Dalam aturan tersebut, harga jual listrik dengan
kapasitas hingga 10 MW, apabila berbasis sampah kota dengan teknologi
”sanitary landfill”, ditetapkan Rp 850 per kWh jika terinterkoneksi
pada tegangan menengah dan Rp 1.198 per kWh jika terinterkoneksi pada
tegangan rendah. ”Sanitary landfill” merupakan teknologi pengolahan
sampah dalam kawasan tertentu yang terisolasi sampai aman untuk
lingkungan.
Sementara harga jual listrik berbasis sampah kota
menggunakan teknologi ”zero waste” ditetapkan Rp 1.050 per kWh jika
terinterkoneksi pada tegangan menengah dan Rp 1.398 per kWh jika
terinterkoneksi pada tegangan menengah. ”Zero waste” merupakan teknologi
pengelolaan sampah sehingga terjadi penurunan volume sampah yang
signifikan melalui proses terintegrasi dengan gasifikasi atau
insinerator dan anaerob.
Kepala Divisi Energi Baru Terbarukan PT PLN Mohamad Sofyan mengatakan, pihaknya mendukung penetapan harga listrik berbasis
biomassa dan sampah kota oleh pemerintah. Apalagi, saat ini biaya
penyediaan listrik jika memakai bahan bakar minyak Rp 2.300 per kWh.

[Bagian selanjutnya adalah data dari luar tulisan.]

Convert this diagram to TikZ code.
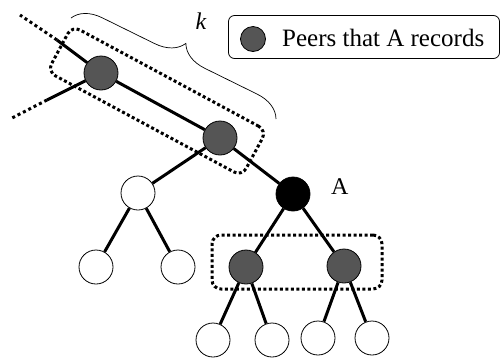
\documentclass[tikz,border=0pt]{standalone}
\usepackage{fontspec}
\setmainfont{Liberation Serif}
\usetikzlibrary{decorations.pathreplacing}
\definecolor{peer}{RGB}{85,85,85}
\begin{document}
\begin{tikzpicture}[x=1pt,y=-1pt,
  peernode/.style={circle,draw,line width=0.8pt,minimum size=34pt,inner sep=0pt},
  rec/.style={peernode,fill=peer},
  plain/.style={peernode,fill=white},
  self/.style={peernode,fill=black},
  link/.style={line width=3pt},
  ext/.style={line width=3pt,dash pattern=on 3pt off 3pt},
  group/.style={draw,line width=3pt,dash pattern=on 3pt off 2.5pt,rounded corners=9pt,inner sep=0pt},
  lbl/.style={font=\fontsize{24}{28}\selectfont,inner sep=0pt}]
\useasboundingbox (0,0) rectangle (502,360);

% tree nodes
\node[rec]   (g1) at (101,73)  {};
\node[rec]   (g2) at (220,138) {};
\node[plain] (w1) at (138,193) {};
\node[self]  (a)  at (293,194) {};
\node[plain] (w2) at (96,267)  {};
\node[plain] (w3) at (178,267) {};
\node[rec]   (g3) at (246,267) {};
\node[rec]   (g4) at (344,266) {};
\node[plain] (l1) at (213,340) {};
\node[plain] (l2) at (272,340) {};
\node[plain] (l3) at (318,338) {};
\node[plain] (l4) at (372,338) {};
\node[lbl,anchor=west] (alabel) at (331,187) {A};

% links going on beyond the drawn part of the tree
\coordinate (u1) at (57,40);
\coordinate (u0) at (20,15);
\coordinate (d1) at (47,100);
\coordinate (d0) at (12,118);
\draw[link] (g1) -- (u1);
\draw[ext]  (u1) -- (u0);
\draw[link] (g1) -- (d1);
\draw[ext]  (d1) -- (d0);

% tree links
\draw[link] (g1) -- (g2);
\draw[link] (g2) -- (w1);
\draw[link] (g2) -- (a);
\draw[link] (w1) -- (w2);
\draw[link] (w1) -- (w3);
\draw[link] (a) -- (g3);
\draw[link] (a) -- (g4);
\draw[link] (g3) -- (l1);
\draw[link] (g3) -- (l2);
\draw[link] (g4) -- (l3);
\draw[link] (g4) -- (l4);

% recorded groups
\node[group,minimum width=221pt,minimum height=52pt,rotate=-28.3] (box1) at (157,101) {};
\node[group,minimum width=170pt,minimum height=54pt] (box2) at (297,262) {};

% brace with its label
\coordinate (b1) at (71,18);
\coordinate (b2) at (276,119);
\draw[decorate,decoration={brace,amplitude=28pt},line width=0.7pt] (b1) -- (b2);
\node[lbl] (klabel) at (201,21) {\itshape k};

% legend
\node[draw,rounded corners=6pt,line width=0.8pt,minimum width=271pt,minimum height=43pt] (legend) at (364,37) {};
\node[rec,minimum size=25pt] (lgdot) at (253,39) {};
\node[lbl,anchor=west,font=\fontsize{25}{30}\selectfont] (lgtext) at (282,38) {Peers that A records};
\end{tikzpicture}
\end{document}
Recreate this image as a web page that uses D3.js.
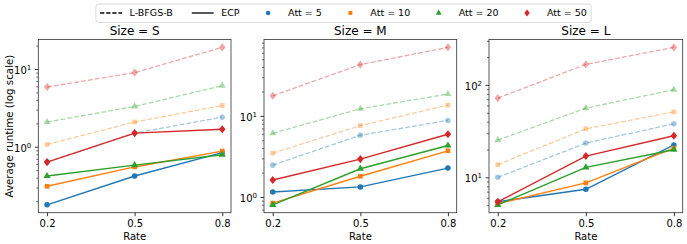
<!DOCTYPE html>
<html>
<head>
<meta charset="utf-8">
<script src="https://cdn.jsdelivr.net/npm/d3@7"></script>
<style>
  body { margin: 0; background: #fff; }
  text { font-family: "DejaVu Sans", sans-serif; fill: #000; }
</style>
</head>
<body>
<svg id="chart" width="687" height="244"></svg>
<script>
const RATES = [0.2, 0.5, 0.8]
const ATTS = [5, 10, 20, 50]
const SIZES = ['S', 'M', 'L']

// rows follow ATTS, columns follow RATES
const LBFGS_S = [[0.635, 1.5, 2.4], [1.07, 2.08, 3.4], [2.08, 3.3, 6.1], [5.87, 9.0, 19.0]]
const ECP_S = [[0.179, 0.42, 0.84], [0.31, 0.55, 0.88], [0.42, 0.58, 0.79], [0.635, 1.5, 1.68]]
const LBFGS_M = [[2.47, 5.77, 8.8], [3.47, 7.59, 13.6], [6.1, 12.25, 18.6], [17.7, 42.9, 70]]
const ECP_M = [[1.15, 1.33, 2.27], [0.84, 1.8, 3.71], [0.8, 2.23, 4.31], [1.62, 2.93, 5.93]]
const LBFGS_L = [[10.0, 23.5, 37.9], [13.7, 33.5, 51.1], [25.3, 56, 89], [71.9, 167, 255]]
const ECP_L = [[5.45, 7.43, 22.4], [5.2, 8.7, 20.7], [5.04, 12.8, 19.9], [5.43, 17.0, 28.2]]

const LBFGS = [LBFGS_S, LBFGS_M, LBFGS_L]
const ECP = [ECP_S, ECP_M, ECP_L]

const COLORS = ['#1f77b4', '#ff7f0e', '#2ca02c', '#d62728']

const W = 687
const TOP = 39.5
const BOTTOM = 212.7
const PANELS = [[38.3, 231], [264, 456.7], [489, 682.7]]

const svg = d3.select('#chart')

// diamond a bit taller than wide, like matplotlib 'D' at small size
const diamond = {
  draw (ctx, size) {
    const h = Math.sqrt(size) * 0.8
    const w = h * 0.8
    ctx.moveTo(0, -h)
    ctx.lineTo(w, 0)
    ctx.lineTo(0, h)
    ctx.lineTo(-w, 0)
    ctx.closePath()
  }
}
const SHAPES = [d3.symbolCircle, d3.symbolSquare, d3.symbolTriangle, diamond]
const SIZES_PX = [24, 22, 22, 26]

function marker (i, scale = 1) {
  return d3.symbol().type(SHAPES[i]).size(SIZES_PX[i] * scale)()
}

function logDomain (values) {
  const lo = Math.log10(d3.min(values))
  const hi = Math.log10(d3.max(values))
  const pad = (hi - lo) * 0.05
  return [10 ** (lo - pad), 10 ** (hi + pad)]
}

function drawPanel (p) {
  const [left, right] = PANELS[p]
  const x = d3.scaleLinear().domain([0.17, 0.83]).range([left, right])
  const all = LBFGS[p].flat().concat(ECP[p].flat())
  const y = d3.scaleLog().domain(logDomain(all)).range([BOTTOM, TOP])
  const g = svg.append('g')

  // minor ticks
  const [d0, d1] = y.domain()
  const minor = []
  const major = []
  for (let e = Math.floor(Math.log10(d0)); e <= Math.ceil(Math.log10(d1)); e++) {
    for (let m = 1; m < 10; m++) {
      const v = m * 10 ** e
      if (v < d0 || v > d1) continue
      if (m === 1) major.push(v)
      else minor.push(v)
    }
  }
  g.append('g')
    .attr('transform', `translate(${left},0)`)
    .call(d3.axisLeft(y).tickValues(minor).tickSize(2).tickFormat(''))
    .call(a => a.select('.domain').remove())
    .selectAll('line').attr('stroke', '#000').attr('stroke-width', 0.6)

  const yAxis = g.append('g')
    .attr('transform', `translate(${left},0)`)
    .call(d3.axisLeft(y).tickValues(major).tickSize(3.5).tickPadding(3.5).tickFormat(''))
  yAxis.select('.domain').remove()
  yAxis.selectAll('line').attr('stroke', '#000').attr('stroke-width', 0.8)
  yAxis.selectAll('.tick text')
    .attr('text-anchor', 'end')
    .attr('font-size', 10)
    .attr('x', -7)
    .attr('dy', '0.45em')
    .each(function (d) {
      const t = d3.select(this)
      t.append('tspan').text('10')
      t.append('tspan').attr('font-size', 7).attr('dy', '-0.6em').text(Math.round(Math.log10(d)))
    })

  const xAxis = g.append('g')
    .attr('transform', `translate(0,${BOTTOM})`)
    .call(d3.axisBottom(x).tickValues(RATES).tickSize(3.5).tickPadding(3.5).tickFormat(d3.format('.1f')))
  xAxis.select('.domain').remove()
  xAxis.selectAll('line').attr('stroke', '#000').attr('stroke-width', 0.8)
  xAxis.selectAll('text').attr('font-size', 10).attr('font-family', '"DejaVu Sans", sans-serif')

  g.append('text')
    .attr('x', (left + right) / 2)
    .attr('y', 239.5)
    .attr('text-anchor', 'middle')
    .attr('font-size', 10)
    .text('Rate')

  g.append('text')
    .attr('x', (left + right) / 2)
    .attr('y', 34.5)
    .attr('text-anchor', 'middle')
    .attr('font-size', 12)
    .text(`Size = ${SIZES[p]}`)

  const line = d3.line().x((d, i) => x(RATES[i])).y(d => y(d))

  // L-BFGS-B: dashed, faded
  LBFGS[p].forEach((row, i) => {
    g.append('path')
      .attr('d', line(row))
      .attr('fill', 'none')
      .attr('stroke', COLORS[i])
      .attr('stroke-opacity', 0.4)
      .attr('stroke-width', 1.3)
      .attr('stroke-dasharray', '4.8,2.1')
    g.selectAll(null).data(row).enter().append('path')
      .attr('d', marker(i))
      .attr('transform', (d, k) => `translate(${x(RATES[k])},${y(d)})`)
      .attr('fill', COLORS[i])
      .attr('fill-opacity', 0.4)
  })

  // ECP: solid
  ECP[p].forEach((row, i) => {
    g.append('path')
      .attr('d', line(row))
      .attr('fill', 'none')
      .attr('stroke', COLORS[i])
      .attr('stroke-width', 1.4)
    g.selectAll(null).data(row).enter().append('path')
      .attr('d', marker(i))
      .attr('transform', (d, k) => `translate(${x(RATES[k])},${y(d)})`)
      .attr('fill', COLORS[i])
  })

  g.append('rect')
    .attr('x', left)
    .attr('y', TOP)
    .attr('width', right - left)
    .attr('height', BOTTOM - TOP)
    .attr('fill', 'none')
    .attr('stroke', '#333')
    .attr('stroke-width', 0.8)
}

PANELS.forEach((d, p) => drawPanel(p))

svg.append('text')
  .attr('transform', `translate(9.5,${(TOP + BOTTOM) / 2}) rotate(-90)`)
  .attr('text-anchor', 'middle')
  .attr('dy', '0.35em')
  .attr('font-size', 10.3)
  .text('Average runtime (log scale)')

// legend
const legend = svg.append('g')
const box = legend.append('rect')
const FS = 9.5
const entries = [
  { label: 'L-BFGS-B', kind: 'dash' },
  { label: 'ECP', kind: 'solid' }
].concat(ATTS.map((a, i) => ({ label: `Att = ${a}`, kind: 'marker', i })))

let cx = 0
const LY = 13
entries.forEach(e => {
  const h = legend.append('g').attr('transform', `translate(${cx},0)`)
  if (e.kind === 'marker') {
    h.append('path')
      .attr('d', marker(e.i, 0.7))
      .attr('transform', `translate(${FS},${LY})`)
      .attr('fill', COLORS[e.i])
  } else {
    h.append('line')
      .attr('x1', 0).attr('x2', FS * 2.3)
      .attr('y1', LY).attr('y2', LY)
      .attr('stroke', '#000')
      .attr('stroke-width', 1.3)
      .attr('stroke-dasharray', e.kind === 'dash' ? '4.2,1.9' : null)
  }
  const t = h.append('text')
    .attr('x', FS * 2.3 + FS * 0.8)
    .attr('y', LY)
    .attr('dy', '0.35em')
    .attr('font-size', FS)
    .text(e.label)
  cx += FS * 3.1 + t.node().getComputedTextLength() + FS * 2
})
const legW = cx - FS * 2
const pad = FS * 0.45
const lx = W / 2 - legW / 2
legend.attr('transform', `translate(${lx},0)`)
box.attr('x', -pad).attr('y', 4)
  .attr('width', legW + pad * 2).attr('height', 18.5)
  .attr('rx', 2.5)
  .attr('fill', '#fff')
  .attr('stroke', '#d0d0d0')
  .attr('stroke-width', 0.8)
</script>
</body>
</html>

Selama ini, penetapan harga listrik berbasis biomassa berdasarkan
negosiasi bisnis. Harga jual listrik di TPSA Bantar Gebang, misalnya,
baru Rp 820 per kWh.
Sejumlah pemerintah daerah mulai menjajaki
kerja sama dengan pelaku usaha pengolahan sampah untuk mengantisipasi
pemberlakuan UU tentang pengolahan sampah. Studi mengenai potensi tenaga
listrik berbasis biogas dari sampah dilaksanakan di Bandung, Jawa
Barat, dan Surabaya, Jawa Timur. Pemerintah Kota Surabaya, misalnya,
berencana mengolah sampah di TPA Benowo dengan volume sampah 2.562 ton
per hari mulai tahun ini dengan menggandeng PT Navigat Organic Energy
Indonesia.
”Agar proyek pengolahan sampah berjalan baik dan
layak secara ekonomi, pemda perlu mengalokasikan biaya pengelolaan dan
volume sampah minimal 800 ton per hari. Karena itu, pemda-pemda
sebaiknya membangun TPA regional sehingga kami dapat mengolah sampah
dengan baik dan dapat menghasilkan tenaga listrik untuk dijual dan
mengembalikan biaya investasi,” kata Budiman.
Tentu perlu
komitmen kuat pemerintah dan kesadaran masyarakat untuk mengolah sampah
agar sampah memberi manfaat secara ekonomi, sehat bagi masyarakat, dan
aman bagi lingkungan. Dengan menggunakan teknologi, sampah juga dapat
menjadi tenaga listrik yang menerangi jutaan penduduk.